------ DATA
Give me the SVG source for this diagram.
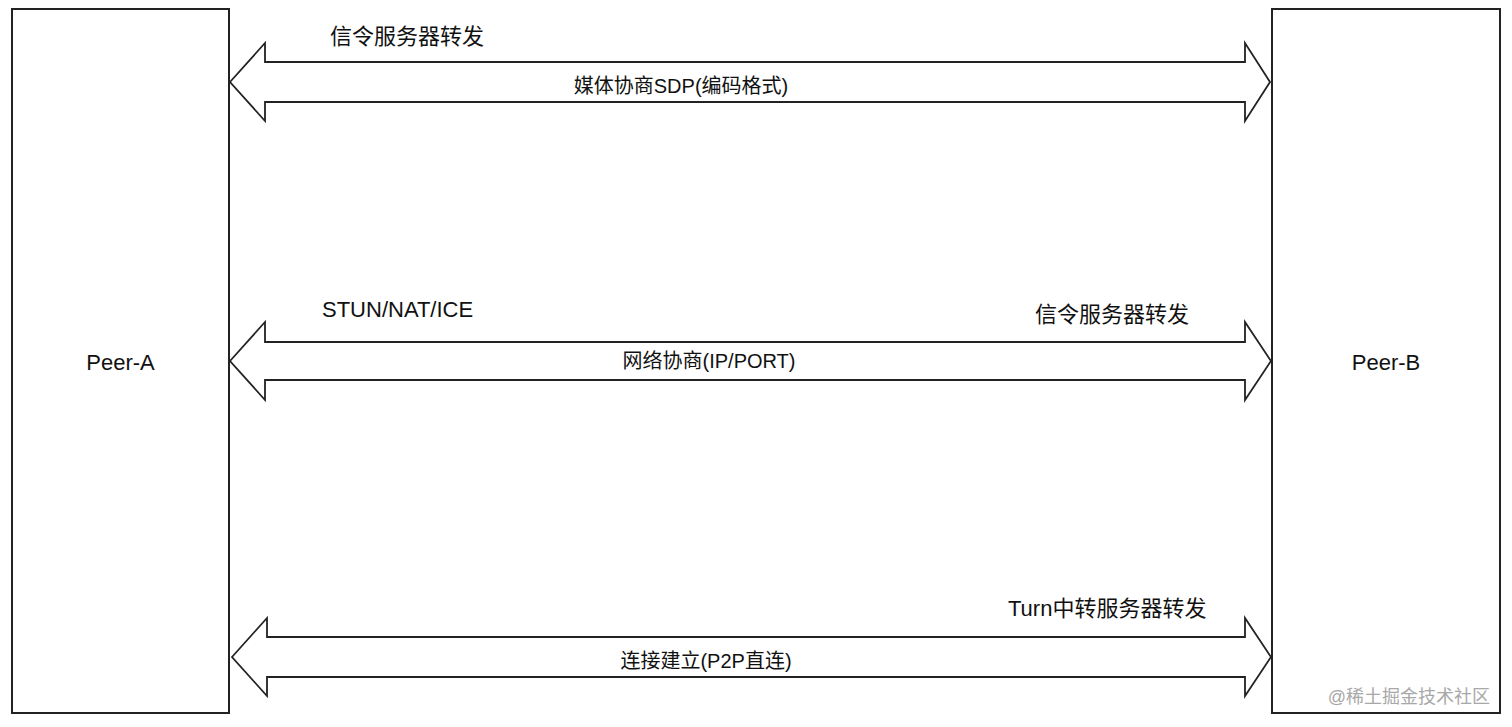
<svg xmlns="http://www.w3.org/2000/svg" width="1512" height="727" viewBox="0 0 1512 727">
<style>
.box{fill:#fff;stroke:#222;stroke-width:2}
.arr{fill:#fff;stroke:#222;stroke-width:1.8;stroke-linejoin:miter}
text{font-family:"Liberation Sans","Noto Sans CJK SC",sans-serif;fill:#111}
.lg{font-size:22px}
.md{font-size:20px}
.wm{font-size:18px;fill:#a8a8a8}
</style>
<rect width="1512" height="727" fill="#fff"/>
<g id="peer-a">
<rect class="box" x="12" y="9" width="217" height="704"/>
<text class="lg" x="120.5" y="370" text-anchor="middle">Peer-A</text>
</g>
<g id="peer-b">
<rect class="box" x="1272" y="9" width="228" height="704"/>
<text class="lg" x="1386" y="370" text-anchor="middle">Peer-B</text>
</g>
<g id="connectors">
<g id="sdp">
<polygon class="arr" points="230,82 265,43 265,62 1245,62 1245,43 1270,82 1245,121 1245,102 265,102 265,121"/>
<text class="lg" x="330" y="44">信令服务器转发</text>
<text class="md" x="681" y="93" text-anchor="middle">媒体协商SDP(编码格式)</text>
</g>
<g id="ice">
<polygon class="arr" points="230,361 265,322 265,342 1245,342 1245,322 1271,361 1245,400 1245,380 265,380 265,400"/>
<text class="lg" x="322" y="317">STUN/NAT/ICE</text>
<text class="lg" x="1035" y="322">信令服务器转发</text>
<text class="md" x="709" y="368" text-anchor="middle">网络协商(IP/PORT)</text>
</g>
<g id="p2p">
<polygon class="arr" points="232,657 267,618 267,637 1245,637 1245,618 1271,657 1245,696 1245,677 267,677 267,696"/>
<text class="lg" x="1008" y="616">Turn中转服务器转发</text>
<text class="md" x="706" y="668" text-anchor="middle">连接建立(P2P直连)</text>
</g>
</g>
<text class="wm" x="1490" y="703" text-anchor="end">@稀土掘金技术社区</text>
</svg>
------------
Your copy of the data above should match it exactly, except that pictures are left out.

Give me the SVG source for this diagram.
<svg xmlns="http://www.w3.org/2000/svg" width="1512" height="727" viewBox="0 0 1512 727">
<style>
.box{fill:#fff;stroke:#222;stroke-width:2}
.arr{fill:#fff;stroke:#222;stroke-width:1.8;stroke-linejoin:miter}
text{font-family:"Liberation Sans","Noto Sans CJK SC",sans-serif;fill:#111}
.lg{font-size:22px}
.md{font-size:20px}
.wm{font-size:18px;fill:#a8a8a8}
</style>
<rect width="1512" height="727" fill="#fff"/>
<g id="peer-a">
<rect class="box" x="12" y="9" width="217" height="704"/>
<text class="lg" x="120.5" y="370" text-anchor="middle">Peer-A</text>
</g>
<g id="peer-b">
<rect class="box" x="1272" y="9" width="228" height="704"/>
<text class="lg" x="1386" y="370" text-anchor="middle">Peer-B</text>
</g>
<g id="connectors">
<g id="sdp">
<polygon class="arr" points="230,82 265,43 265,62 1245,62 1245,43 1270,82 1245,121 1245,102 265,102 265,121"/>
<text class="lg" x="330" y="44">信令服务器转发</text>
<text class="md" x="681" y="93" text-anchor="middle">媒体协商SDP(编码格式)</text>
</g>
<g id="ice">
<polygon class="arr" points="230,361 265,322 265,342 1245,342 1245,322 1271,361 1245,400 1245,380 265,380 265,400"/>
<text class="lg" x="322" y="317">STUN/NAT/ICE</text>
<text class="lg" x="1035" y="322">信令服务器转发</text>
<text class="md" x="709" y="368" text-anchor="middle">网络协商(IP/PORT)</text>
</g>
<g id="p2p">
<polygon class="arr" points="232,657 267,618 267,637 1245,637 1245,618 1271,657 1245,696 1245,677 267,677 267,696"/>
<text class="lg" x="1008" y="616">Turn中转服务器转发</text>
<text class="md" x="706" y="668" text-anchor="middle">连接建立(P2P直连)</text>
</g>
</g>
<text class="wm" x="1490" y="703" text-anchor="end">@稀土掘金技术社区</text>
</svg>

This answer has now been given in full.